Emerlynne Gil, Senior International Legal Adviser for Southeast Asia, International Commission of Jurists
‘The NSC’s scope of authority over matters of ‘national security’ is expansive. As the term ‘national security’ is not explicitly defined in the NSC Act, the NSC would be able to treat almost any matter as one of national security.’
Thiru also took aim at the manner in which the law was passed, noting that it appears to be the first legislation to ever be announced without prior approval of the Yang Di-Pertuan Agong—Malayia’s monarch and head of state. Malaysia is a constitutional monarchy, and while the role is largely figurehead, the monarch is expected to assent to the law before it is announced. In the case of the NSC Act, Malaysia’s Conference of Rulers (the country’s supreme institution which is comprised of hereditary state rulers and which elects the king) urged a revision of the proposed legislation. Thiru noted that there has ‘been no explanation as to why the NSC Act was gazetted despite the reservations of the Rulers.’
On Aug. 2, jailed opposition leader Anwar Ibrahim filed suit against the law, arguing that the lack of assent by the Yang Di-Pertuan Agong made the NSC Act invalid. Though an article of the constitution stipulates that a bill becomes law after 30 days regardless of monarch’s sign-off, Anwar is seeking to arguethat the provision is unlawful.

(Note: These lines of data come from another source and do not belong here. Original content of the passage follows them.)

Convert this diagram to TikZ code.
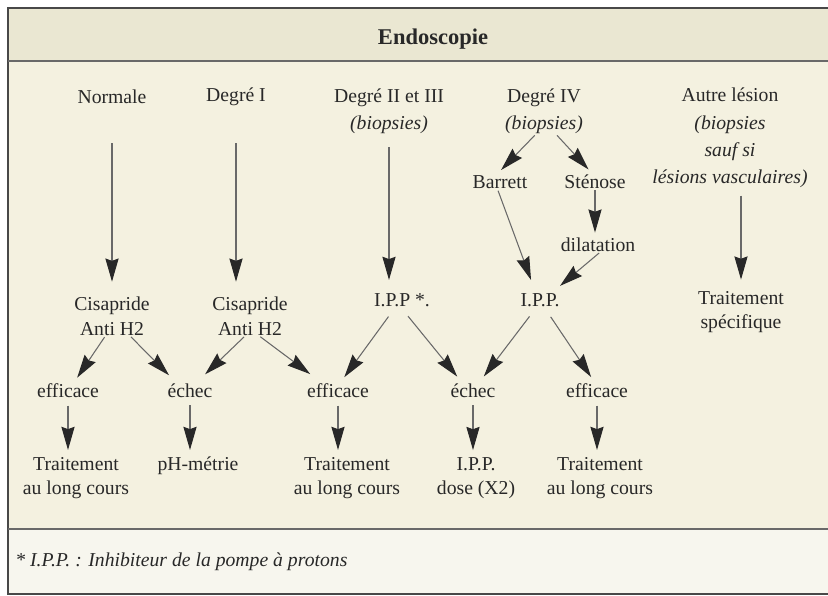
\documentclass[tikz,border=0pt]{standalone}
\usepackage{fontspec}
\setmainfont{Liberation Serif}
\usetikzlibrary{arrows.meta}

\definecolor{papier}{RGB}{244,241,224}
\definecolor{bandeau}{RGB}{234,231,210}
\definecolor{pied}{RGB}{247,246,238}
\definecolor{encre}{RGB}{40,40,40}
\definecolor{gristrait}{RGB}{105,105,105}

\begin{document}
\begin{tikzpicture}[x=0.025cm,y=-0.025cm,
  txt/.style={inner sep=0pt,align=center,text=encre,font=\fontsize{14}{17.5}\selectfont},
  fl/.style={draw=gristrait,line width=0.75pt,-{Stealth[length=0.58cm,width=0.33cm,inset=0.06cm,color=encre]}}]
\useasboundingbox (0,0) rectangle (828,596);
\fill[white] (0,0) rectangle (828,596);
\fill[papier] (8,8) rectangle (828,594);
\fill[bandeau] (8,8) rectangle (828,61);
\fill[pied] (8,529) rectangle (828,594);
\draw[encre!85,line width=1.6pt] (828,8) -- (8,8) -- (8,594) -- (828,594);
\draw[gristrait,line width=1pt] (8,61) -- (828,61);
\draw[gristrait,line width=1pt] (8,529) -- (828,529);
\node[txt,font=\fontsize{16}{19}\selectfont\bfseries] (titre) at (433,39) {Endoscopie};
\node[txt] (normale) at (112,97) {Normale};
\node[txt] (degre1) at (236,97) {Degré I};
\node[txt] (degre23) at (389,111) {Degré II et III\\[2pt] \textit{(biopsies)}};
\node[txt] (degre4) at (544,111) {Degré IV\\[2pt] \textit{(biopsies)}};
\node[txt] (autre) at (730,138) {Autre lésion\\[2pt] \textit{(biopsies}\\[2pt] \textit{sauf si}\\[2pt] \textit{lésions vasculaires)}};
\node[txt] (barrett) at (500,182) {Barrett};
\node[txt] (stenose) at (595,182) {Sténose};
\node[txt] (dilatation) at (598,245) {dilatation};
\node[txt] (cisa1) at (112,316) {Cisapride\\ Anti H2};
\node[txt] (cisa2) at (250,316) {Cisapride\\ Anti H2};
\node[txt] (ippa) at (402,300) {I.P.P *.};
\node[txt] (ippb) at (540,300) {I.P.P.};
\node[txt] (specif) at (741,312) {Traitement\\ spécifique};
\node[txt] (eff1) at (68,391) {efficace};
\node[txt] (ech1) at (190,391) {échec};
\node[txt] (eff2) at (338,391) {efficace};
\node[txt] (ech2) at (473,391) {échec};
\node[txt] (eff3) at (597,391) {efficace};
\node[txt] (trait1) at (76,478) {Traitement\\ au long cours};
\node[txt] (phm) at (198,466) {pH-métrie};
\node[txt] (trait2) at (347,478) {Traitement\\ au long cours};
\node[txt] (dose) at (476,478) {I.P.P.\\ dose (X2)};
\node[txt] (trait3) at (600,478) {Traitement\\ au long cours};
\node[txt,anchor=west,font=\fontsize{14}{17}\selectfont\itshape] (note) at (15,562) {* I.P.P. : Inhibiteur de la pompe à protons};
\draw[fl,shorten <=0.98cm,shorten >=0.37cm] (normale.south) -- (normale.south |- cisa1.north);
\draw[fl,shorten <=0.93cm,shorten >=0.37cm] (degre1.south) -- (degre1.south |- cisa2.north);
\draw[fl,shorten <=0.33cm,shorten >=0.33cm] (degre23.south) -- (degre23.south |- ippa.north);
\draw[fl,shorten <=0.18cm,shorten >=0.28cm] (autre.south -| specif.north) -- (specif.north);
\draw[fl,shorten <=0.05cm,shorten >=0.18cm] (degre4.-109) -- (barrett.120);
\draw[fl,shorten <=0.05cm,shorten >=0.18cm] (degre4.-63) -- (stenose.102);
\draw[fl,shorten <=0.03cm,shorten >=0.13cm] (stenose.south) -- (stenose.south |- dilatation.north);
\draw[fl,shorten <=0.05cm,shorten >=0.35cm] (barrett.-111) -- (ippb.121);
\draw[fl,shorten <=0.03cm,shorten >=0.28cm] (dilatation.-74) -- (ippb.31);
\draw[fl,shorten <=0.05cm,shorten >=0.18cm] (cisa1.252) -- (eff1.55);
\draw[fl,shorten <=0.05cm,shorten >=0.3cm] (cisa1.-48) -- (ech1.150);
\draw[fl,shorten <=0.05cm,shorten >=0.34cm] (cisa2.257) -- (ech1.54);
\draw[fl,shorten <=0.05cm,shorten >=0.4cm] (cisa2.-66) -- (eff2.154);
\draw[fl,shorten <=0.3cm,shorten >=0.2cm] (ippa.-133) -- (eff2.78);
\draw[fl,shorten <=0.3cm,shorten >=0.23cm] (ippa.-103) -- (ech2.144);
\draw[fl,shorten <=0.3cm,shorten >=0.23cm] (ippb.-115) -- (ech2.54);
\draw[fl,shorten <=0.3cm,shorten >=0.2cm] (ippb.-60) -- (eff3.101);
\foreach \a/\b in {eff1/trait1,ech1/phm,eff2/trait2,ech2/dose,eff3/trait3}
  \draw[fl,shorten <=0.18cm,shorten >=0.17cm] (\a.south) -- (\a.south |- \b.north);
\end{tikzpicture}
\end{document}
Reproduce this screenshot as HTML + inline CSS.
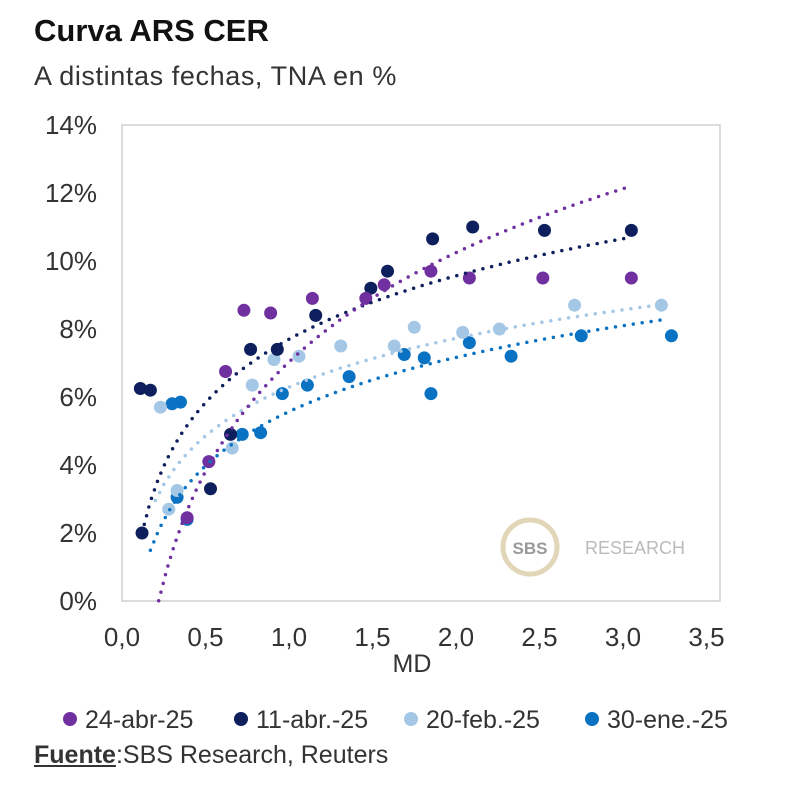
<!DOCTYPE html>
<html><head><meta charset="utf-8">
<style>
body{margin:0;background:#fff;font-family:"Liberation Sans",sans-serif;}
#wrap{position:relative;width:800px;height:791px;overflow:hidden;}
.t{position:absolute;left:34px;color:#111;}
</style></head>
<body>
<div id="wrap">
<div class="t" style="top:13px;font-size:31px;font-weight:bold;">Curva ARS CER</div>
<div class="t" style="top:61px;font-size:27px;color:#333;letter-spacing:0.6px;">A distintas fechas, TNA en %</div>
<svg id="chart" width="800" height="791" style="position:absolute;left:0;top:0"></svg>
<div class="t" style="top:741px;font-size:25px;color:#333;"><b><u>Fuente</u></b>:SBS Research, Reuters</div>
</div>
<script>
const xTicks=[0,0.5,1,1.5,2,2.5,3,3.5];
const yTicks=[0,2,4,6,8,10,12,14];
const seriesNames=["24-abr-25","11-abr.-25","20-feb.-25","30-ene.-25"];
const seriesColors=["#7030a0","#0d1f5c","#a4c7e6","#0a72c2"];
const abrX=[0.39,0.52,0.62,0.73,0.89,1.14,1.46,1.57,1.85,2.08,2.52,3.05];
const abrY=[2.45,4.1,6.75,8.55,8.47,8.9,8.9,9.3,9.7,9.5,9.5,9.5];
const abr11X=[0.11,0.17,0.12,0.53,0.65,0.77,0.93,1.16,1.49,1.59,1.86,2.1,2.53,3.05];
const abr11Y=[6.25,6.2,2.0,3.3,4.9,7.4,7.4,8.4,9.2,9.7,10.65,11.0,10.9,10.9];
const febX=[0.23,0.28,0.33,0.66,0.78,0.91,1.06,1.31,1.63,1.75,2.04,2.26,2.71,3.23];
const febY=[5.7,2.7,3.25,4.5,6.35,7.1,7.2,7.5,7.5,8.05,7.9,8.0,8.7,8.7];
const eneX=[0.3,0.35,0.33,0.39,0.72,0.83,0.96,1.11,1.36,1.69,1.81,1.85,2.08,2.33,2.75,3.29];
const eneY=[5.8,5.85,3.05,2.4,4.9,4.95,6.1,6.35,6.6,7.25,7.15,6.1,7.6,7.2,7.8,7.8];
const trendA=[7.03,7.7,6.29,5.57];
const trendB=[4.64,2.69,2.07,2.30];
const trendFrom=[0.22,0.12,0.2,0.17];
const trendTo=[3.05,3.05,3.23,3.27];
const xs=[abrX,abr11X,febX,eneX], ys=[abrY,abr11Y,febY,eneY];
const X=v=>122+v*167, Y=v=>601-v*34;
const svg=document.getElementById('chart'),NS='http://www.w3.org/2000/svg';
function mk(t,a){const e=document.createElementNS(NS,t);for(const k in a)e.setAttribute(k,a[k]);svg.appendChild(e);return e;}
const frame=mk('rect',{x:122,y:125,width:598,height:476,fill:'none',stroke:'#d0d0d0','stroke-width':1.5});


yTicks.forEach(v=>{const t=mk('text',{x:97,y:Y(v)+9,'text-anchor':'end','font-size':26,fill:'#333'});t.textContent=v+'%';

});
xTicks.forEach(v=>{const t=mk('text',{x:X(v),y:646,'text-anchor':'middle','font-size':26,fill:'#333'});t.textContent=v.toFixed(1).replace('.',',');

});
const xt=mk('text',{x:412,y:672,'text-anchor':'middle','font-size':25,fill:'#333'});xt.textContent='MD';


const wc=mk('circle',{cx:530,cy:547,r:27,fill:'#fff',stroke:'#e2d6b8','stroke-width':5});


const w1=mk('text',{x:530,y:554,'text-anchor':'middle','font-size':17,'font-weight':'bold',fill:'#999'});w1.textContent='SBS';


const w2=mk('text',{x:585,y:554,'font-size':18,fill:'#bbb'});w2.textContent='RESEARCH';


[3,2,1,0].forEach(s=>{xs[s].forEach((x,i)=>{const c=mk('circle',{cx:X(x),cy:Y(ys[s][i]),r:6.5,fill:seriesColors[s]});

});});
[3,2,1,0].forEach(s=>{let d='';const n=60;for(let i=0;i<=n;i++){const x=trendFrom[s]+(trendTo[s]-trendFrom[s])*i/n;let y=trendA[s]+trendB[s]*Math.log(x);d+=(i?'L':'M')+X(x).toFixed(1)+','+Y(y).toFixed(1);}
const p=mk('path',{d:d,fill:'none',stroke:seriesColors[s],'stroke-width':3.5,'stroke-dasharray':'0 9','stroke-linecap':'round'});

});
const lx=[70,241,411,592];
seriesNames.forEach((n,i)=>{const c=mk('circle',{cx:lx[i],cy:719,r:7,fill:seriesColors[i]});


const t=mk('text',{x:lx[i]+15,y:728,'font-size':25,fill:'#333'});t.textContent=n;

});
</script>
</body></html>
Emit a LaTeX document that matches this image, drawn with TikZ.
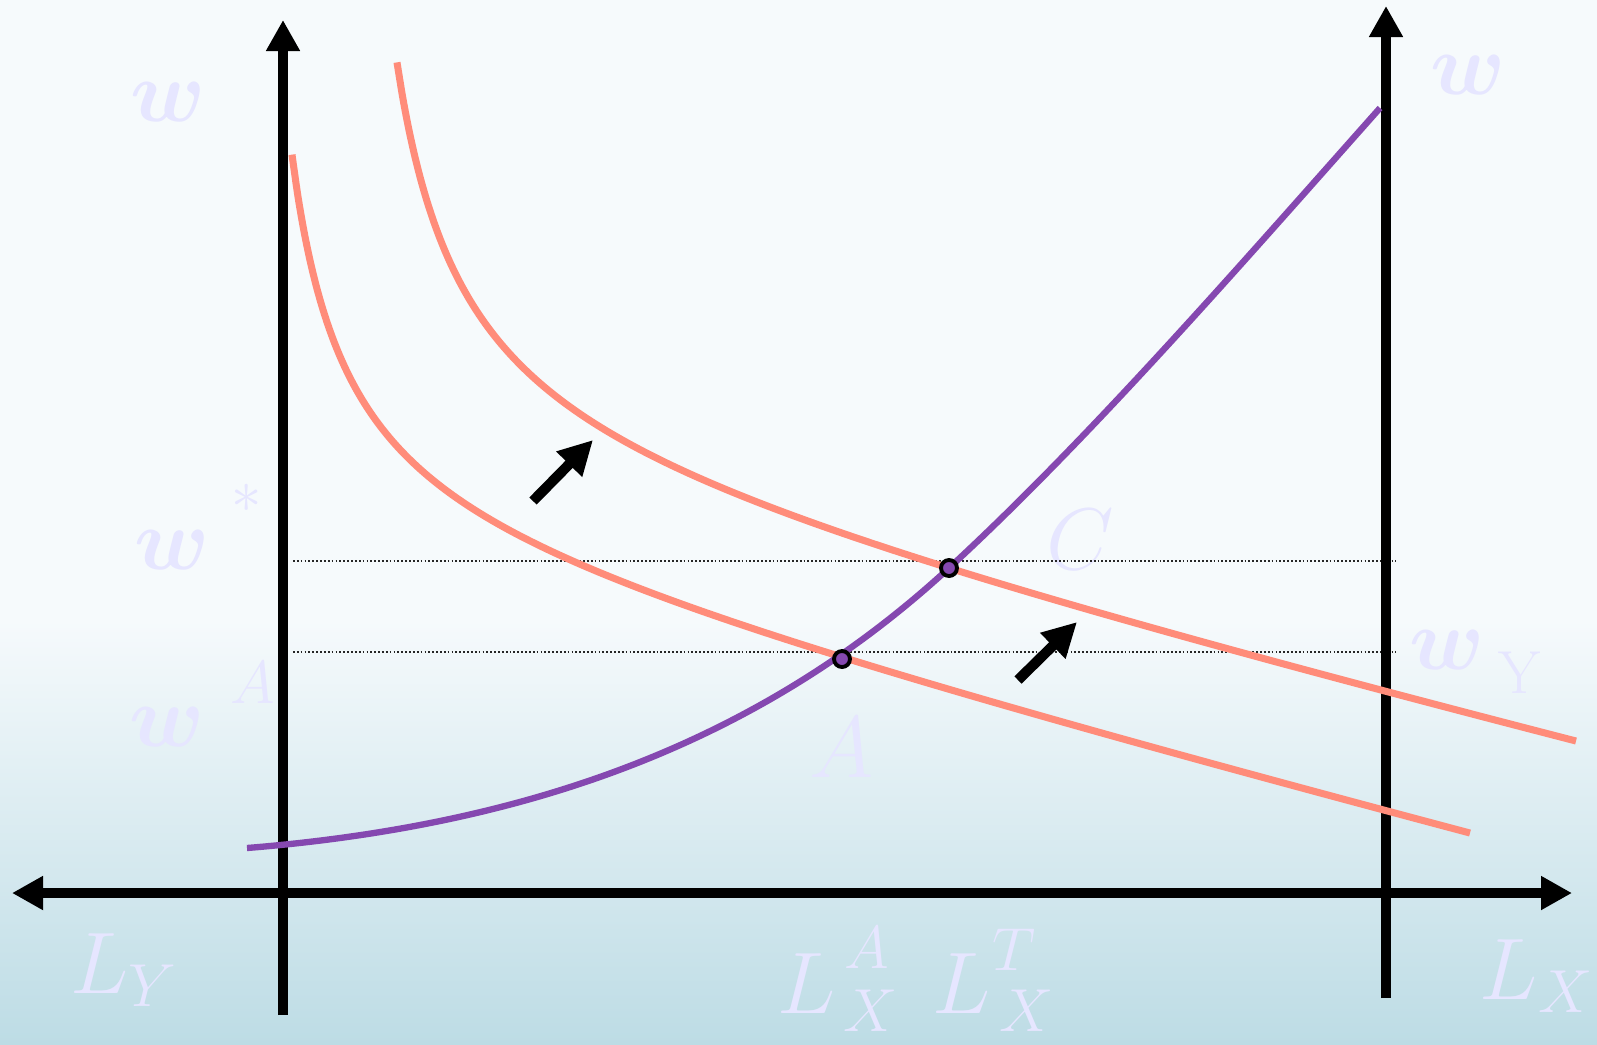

The NSC Act comes as Prime Minister Najib Razak is fighting a major international corruption scandal. The US Department of Justice is investigating how billions of dollars were misappropriated from Najib’s state-owned development company, 1Malaysia Development Berhad. Nearly $700m alone is alleged to have been syphoned into Najib’s personal account, and within Malaysia there have been mounting protests and calls for Najib to step down.
In a statement issued late last month, Najib defended the NSC Act and said that among the critics were some who fear mongered for political reasons.‘Hardly a day goes by without another atrocity. We are far from immune in Malaysia, as the first Daesh attack on us last month showed,’ he said. ‘My government will never apologise for placing the safety and security of the Malaysian people first. These laws were necessary, and other countries have since followed our lead.’
But rights groups and members of the opposition say they have little doubt NSC Act will be used as a means to silence those who have been most outspoken against Najib.
In an op-ed published in Free Malaysia Today, opposition parliamentarian Raja Bahrin Shah questioned the true purpose of the law. ‘Is the NSC Act really to combat terrorism or is it to strike terror into the hearts and minds of the everyday citizen?’ he wrote. ‘What we generally fear is that the NSC Act will be misused for other purposes especially to silence and intimidate activists, opposition politicians and dissenting members of the general public. Such similar Acts have been misused before.’
The Malaysian government has a long history of employing legal tactics to quash criticism. Starting in the 1960s, its infamous Internal Security Act was a popular means of arresting political opponents in the name of fighting a communist threat. Though the law was repealed in 2012, the Sedition Act—which is a colonial era law dating back to 1948—is commonly used to similar ends. Last year, at least 91 people ‘were arrested, charged or investigated for sedition – almost five times as many as during the law’s first 50 years of existence,’ according to Amnesty International.